GIVEN TASK – Each line of the material must be repeated precisely, with the pictures left out.

++++++++++

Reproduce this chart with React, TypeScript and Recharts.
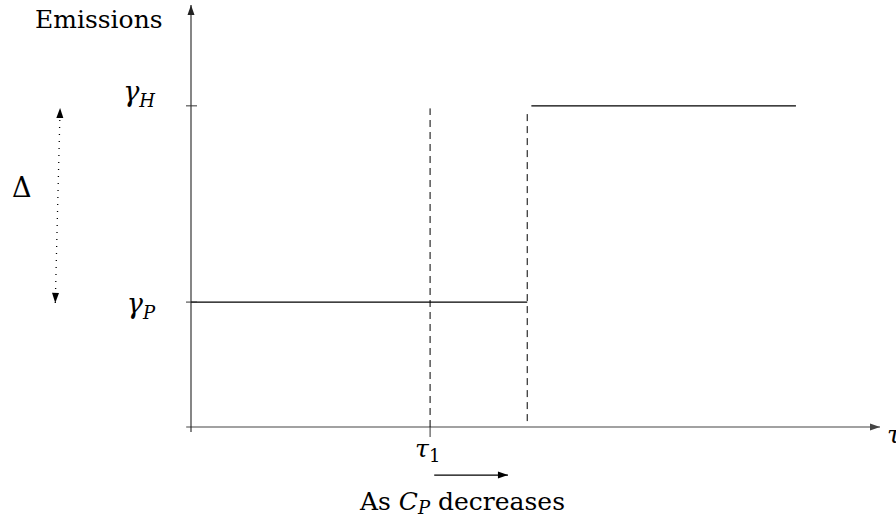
import React from 'react';
import { ComposedChart, Line, XAxis, YAxis, ReferenceLine, Label } from 'recharts';

const X_DOMAIN = [0, 10];
const Y_DOMAIN = [0, 1];

const xTicks = [3.47];
const xTickLabels = [{ main: 'τ', sub: '1' }];
const yTicks = [0.296, 0.761];
const yTickLabels = [
  { main: 'γ', sub: 'P' },
  { main: 'γ', sub: 'H' },
];

const lowEmissionsX = [0, 4.88];
const lowEmissionsY = [0.296, 0.296];
const highEmissionsX = [4.94, 8.78];
const highEmissionsY = [0.761, 0.761];
const tau1DashX = [3.47, 3.47];
const tau1DashY = [0, 0.755];
const switchDashX = [4.88, 4.88];
const switchDashY = [0.014, 0.746];

const deltaArrowX = [-1.97, -1.9];
const deltaArrowY = [0.294, 0.756];
const shiftArrowX = [3.53, 4.6];
const shiftArrowY = [-0.114, -0.114];
const xAxisArrowX = [-0.07, 10];
const xAxisArrowY = [0, 0];
const yAxisArrowX = [0, 0];
const yAxisArrowY = [-0.012, 1];

const toPoints = (xs: number[], ys: number[]) => xs.map((x, i) => ({ x, y: ys[i] }));

const SERIF = 'DejaVu Serif';
const FS = 25;
const SUB = 18;

const head = (tx: number, ty: number, fx: number, fy: number, color: string) => {
  const dx = tx - fx;
  const dy = ty - fy;
  const len = Math.hypot(dx, dy) || 1;
  const ux = dx / len;
  const uy = dy / len;
  const L = 10;
  const W = 3.5;
  const bx = tx - ux * L;
  const by = ty - uy * L;
  return (
    <polygon
      points={`${tx},${ty} ${bx - uy * W},${by + ux * W} ${bx + uy * W},${by - ux * W}`}
      fill={color}
    />
  );
};

const makeArrow = (both: boolean, dash?: string, width = 1) => (props: any) => {
  const { x1, y1, x2, y2 } = props;
  const color = props.stroke || '#000';
  return (
    <g>
      <line x1={x1} y1={y1} x2={x2} y2={y2} stroke={color} strokeWidth={width} strokeDasharray={dash} />
      {head(x2, y2, x1, y1, color)}
      {both ? head(x1, y1, x2, y2, color) : null}
    </g>
  );
};

const YTick = (props: any) => {
  const { x, y, payload } = props;
  const idx = yTicks.indexOf(payload.value);
  const lab = yTickLabels[idx];
  const dyMain = idx === 1 ? -5 : 11;
  return (
    <g>
      <line x1={x - 5} y1={y} x2={x + 6} y2={y} stroke="#333" strokeWidth={1} />
      <text x={x - 36} y={y + dyMain} textAnchor="end" fontFamily={SERIF} fontSize={FS + 2} fill="#000">
        <tspan fontStyle="italic">{lab.main}</tspan>
        <tspan fontStyle="italic" fontSize={SUB} dy={6}>{lab.sub}</tspan>
      </text>
    </g>
  );
};

const XTick = (props: any) => {
  const { x, y, payload } = props;
  const idx = xTicks.indexOf(payload.value);
  const lab = xTickLabels[idx];
  return (
    <g>
      <line x1={x} y1={y} x2={x} y2={y + 10} stroke="#333" strokeWidth={1} />
      <text x={x - 15} y={y + 30} fontFamily={SERIF} fontSize={FS} fill="#000">
        <tspan fontStyle="italic">{lab.main}</tspan>
        <tspan fontSize={SUB} dy={5}>{lab.sub}</tspan>
      </text>
    </g>
  );
};

const EmissionsLabel = () => (
  <text x={35} y={28} fontFamily={SERIF} fontSize={FS} fill="#000">Emissions</text>
);

const DeltaLabel = () => (
  <text x={12} y={197} fontFamily={SERIF} fontSize={FS + 2} fill="#000">Δ</text>
);

const ShiftLabel = () => (
  <text x={360} y={510} fontFamily={SERIF} fontSize={FS} fill="#000">
    <tspan>As </tspan>
    <tspan fontStyle="italic">C</tspan>
    <tspan fontStyle="italic" fontSize={SUB} dy={4}>P</tspan>
    <tspan dy={-4}> decreases</tspan>
  </text>
);

const TauLabel = () => (
  <text x={887} y={443} fontFamily={SERIF} fontSize={FS} fontStyle="italic" fill="#000">τ</text>
);

export default function App() {
  return (
    <div style={{ position: 'absolute', left: 0, top: 0 }}>
      <ComposedChart width={896} height={520} margin={{ top: 5, right: 16, bottom: 0, left: 0 }}>
        <XAxis
          dataKey="x"
          type="number"
          domain={X_DOMAIN}
          allowDataOverflow
          ticks={xTicks}
          interval={0}
          tick={<XTick />}
          tickLine={false}
          tickSize={0}
          tickMargin={0}
          axisLine={false}
          height={93}
        />
        <YAxis
          type="number"
          domain={Y_DOMAIN}
          allowDataOverflow
          ticks={yTicks}
          interval={0}
          tick={<YTick />}
          tickLine={false}
          tickSize={0}
          tickMargin={0}
          axisLine={false}
          width={191}
        >
          <Label content={<EmissionsLabel />} />
        </YAxis>

        <ReferenceLine
          segment={toPoints(xAxisArrowX, xAxisArrowY)}
          ifOverflow="visible"
          stroke="#444"
          shape={makeArrow(false, undefined, 1.2)}
        >
          <Label content={<TauLabel />} />
        </ReferenceLine>
        <ReferenceLine
          segment={toPoints(yAxisArrowX, yAxisArrowY)}
          ifOverflow="visible"
          stroke="#222"
          shape={makeArrow(false, undefined, 1.1)}
        />
        <ReferenceLine
          segment={toPoints(deltaArrowX, deltaArrowY)}
          ifOverflow="visible"
          stroke="#000"
          shape={makeArrow(true, '1 6', 1.3)}
        >
          <Label content={<DeltaLabel />} />
        </ReferenceLine>
        <ReferenceLine
          segment={toPoints(shiftArrowX, shiftArrowY)}
          ifOverflow="visible"
          stroke="#000"
          shape={makeArrow(false, undefined, 1.1)}
        >
          <Label content={<ShiftLabel />} />
        </ReferenceLine>

        <Line data={toPoints(lowEmissionsX, lowEmissionsY)} dataKey="y" type="linear" stroke="#000" strokeWidth={1.1} dot={false} isAnimationActive={false} />
        <Line data={toPoints(highEmissionsX, highEmissionsY)} dataKey="y" type="linear" stroke="#000" strokeWidth={1.1} dot={false} isAnimationActive={false} />
        <Line data={toPoints(tau1DashX, tau1DashY)} dataKey="y" type="linear" stroke="#000" strokeWidth={1} strokeDasharray="7 5" dot={false} isAnimationActive={false} />
        <Line data={toPoints(switchDashX, switchDashY)} dataKey="y" type="linear" stroke="#000" strokeWidth={1} strokeDasharray="7 5" dot={false} isAnimationActive={false} />
      </ComposedChart>
    </div>
  );
}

++++++++++

WRITTEN RESPONSE –
Reproduce this chart with React, TypeScript and Recharts.
import React from 'react';
import { ComposedChart, Line, XAxis, YAxis, ReferenceLine, Label } from 'recharts';

const X_DOMAIN = [0, 10];
const Y_DOMAIN = [0, 1];

const xTicks = [3.47];
const xTickLabels = [{ main: 'τ', sub: '1' }];
const yTicks = [0.296, 0.761];
const yTickLabels = [
  { main: 'γ', sub: 'P' },
  { main: 'γ', sub: 'H' },
];

const lowEmissionsX = [0, 4.88];
const lowEmissionsY = [0.296, 0.296];
const highEmissionsX = [4.94, 8.78];
const highEmissionsY = [0.761, 0.761];
const tau1DashX = [3.47, 3.47];
const tau1DashY = [0, 0.755];
const switchDashX = [4.88, 4.88];
const switchDashY = [0.014, 0.746];

const deltaArrowX = [-1.97, -1.9];
const deltaArrowY = [0.294, 0.756];
const shiftArrowX = [3.53, 4.6];
const shiftArrowY = [-0.114, -0.114];
const xAxisArrowX = [-0.07, 10];
const xAxisArrowY = [0, 0];
const yAxisArrowX = [0, 0];
const yAxisArrowY = [-0.012, 1];

const toPoints = (xs: number[], ys: number[]) => xs.map((x, i) => ({ x, y: ys[i] }));

const SERIF = 'DejaVu Serif';
const FS = 25;
const SUB = 18;

const head = (tx: number, ty: number, fx: number, fy: number, color: string) => {
  const dx = tx - fx;
  const dy = ty - fy;
  const len = Math.hypot(dx, dy) || 1;
  const ux = dx / len;
  const uy = dy / len;
  const L = 10;
  const W = 3.5;
  const bx = tx - ux * L;
  const by = ty - uy * L;
  return (
    <polygon
      points={`${tx},${ty} ${bx - uy * W},${by + ux * W} ${bx + uy * W},${by - ux * W}`}
      fill={color}
    />
  );
};

const makeArrow = (both: boolean, dash?: string, width = 1) => (props: any) => {
  const { x1, y1, x2, y2 } = props;
  const color = props.stroke || '#000';
  return (
    <g>
      <line x1={x1} y1={y1} x2={x2} y2={y2} stroke={color} strokeWidth={width} strokeDasharray={dash} />
      {head(x2, y2, x1, y1, color)}
      {both ? head(x1, y1, x2, y2, color) : null}
    </g>
  );
};

const YTick = (props: any) => {
  const { x, y, payload } = props;
  const idx = yTicks.indexOf(payload.value);
  const lab = yTickLabels[idx];
  const dyMain = idx === 1 ? -5 : 11;
  return (
    <g>
      <line x1={x - 5} y1={y} x2={x + 6} y2={y} stroke="#333" strokeWidth={1} />
      <text x={x - 36} y={y + dyMain} textAnchor="end" fontFamily={SERIF} fontSize={FS + 2} fill="#000">
        <tspan fontStyle="italic">{lab.main}</tspan>
        <tspan fontStyle="italic" fontSize={SUB} dy={6}>{lab.sub}</tspan>
      </text>
    </g>
  );
};

const XTick = (props: any) => {
  const { x, y, payload } = props;
  const idx = xTicks.indexOf(payload.value);
  const lab = xTickLabels[idx];
  return (
    <g>
      <line x1={x} y1={y} x2={x} y2={y + 10} stroke="#333" strokeWidth={1} />
      <text x={x - 15} y={y + 30} fontFamily={SERIF} fontSize={FS} fill="#000">
        <tspan fontStyle="italic">{lab.main}</tspan>
        <tspan fontSize={SUB} dy={5}>{lab.sub}</tspan>
      </text>
    </g>
  );
};

const EmissionsLabel = () => (
  <text x={35} y={28} fontFamily={SERIF} fontSize={FS} fill="#000">Emissions</text>
);

const DeltaLabel = () => (
  <text x={12} y={197} fontFamily={SERIF} fontSize={FS + 2} fill="#000">Δ</text>
);

const ShiftLabel = () => (
  <text x={360} y={510} fontFamily={SERIF} fontSize={FS} fill="#000">
    <tspan>As </tspan>
    <tspan fontStyle="italic">C</tspan>
    <tspan fontStyle="italic" fontSize={SUB} dy={4}>P</tspan>
    <tspan dy={-4}> decreases</tspan>
  </text>
);

const TauLabel = () => (
  <text x={887} y={443} fontFamily={SERIF} fontSize={FS} fontStyle="italic" fill="#000">τ</text>
);

export default function App() {
  return (
    <div style={{ position: 'absolute', left: 0, top: 0 }}>
      <ComposedChart width={896} height={520} margin={{ top: 5, right: 16, bottom: 0, left: 0 }}>
        <XAxis
          dataKey="x"
          type="number"
          domain={X_DOMAIN}
          allowDataOverflow
          ticks={xTicks}
          interval={0}
          tick={<XTick />}
          tickLine={false}
          tickSize={0}
          tickMargin={0}
          axisLine={false}
          height={93}
        />
        <YAxis
          type="number"
          domain={Y_DOMAIN}
          allowDataOverflow
          ticks={yTicks}
          interval={0}
          tick={<YTick />}
          tickLine={false}
          tickSize={0}
          tickMargin={0}
          axisLine={false}
          width={191}
        >
          <Label content={<EmissionsLabel />} />
        </YAxis>

        <ReferenceLine
          segment={toPoints(xAxisArrowX, xAxisArrowY)}
          ifOverflow="visible"
          stroke="#444"
          shape={makeArrow(false, undefined, 1.2)}
        >
          <Label content={<TauLabel />} />
        </ReferenceLine>
        <ReferenceLine
          segment={toPoints(yAxisArrowX, yAxisArrowY)}
          ifOverflow="visible"
          stroke="#222"
          shape={makeArrow(false, undefined, 1.1)}
        />
        <ReferenceLine
          segment={toPoints(deltaArrowX, deltaArrowY)}
          ifOverflow="visible"
          stroke="#000"
          shape={makeArrow(true, '1 6', 1.3)}
        >
          <Label content={<DeltaLabel />} />
        </ReferenceLine>
        <ReferenceLine
          segment={toPoints(shiftArrowX, shiftArrowY)}
          ifOverflow="visible"
          stroke="#000"
          shape={makeArrow(false, undefined, 1.1)}
        >
          <Label content={<ShiftLabel />} />
        </ReferenceLine>

        <Line data={toPoints(lowEmissionsX, lowEmissionsY)} dataKey="y" type="linear" stroke="#000" strokeWidth={1.1} dot={false} isAnimationActive={false} />
        <Line data={toPoints(highEmissionsX, highEmissionsY)} dataKey="y" type="linear" stroke="#000" strokeWidth={1.1} dot={false} isAnimationActive={false} />
        <Line data={toPoints(tau1DashX, tau1DashY)} dataKey="y" type="linear" stroke="#000" strokeWidth={1} strokeDasharray="7 5" dot={false} isAnimationActive={false} />
        <Line data={toPoints(switchDashX, switchDashY)} dataKey="y" type="linear" stroke="#000" strokeWidth={1} strokeDasharray="7 5" dot={false} isAnimationActive={false} />
      </ComposedChart>
    </div>
  );
}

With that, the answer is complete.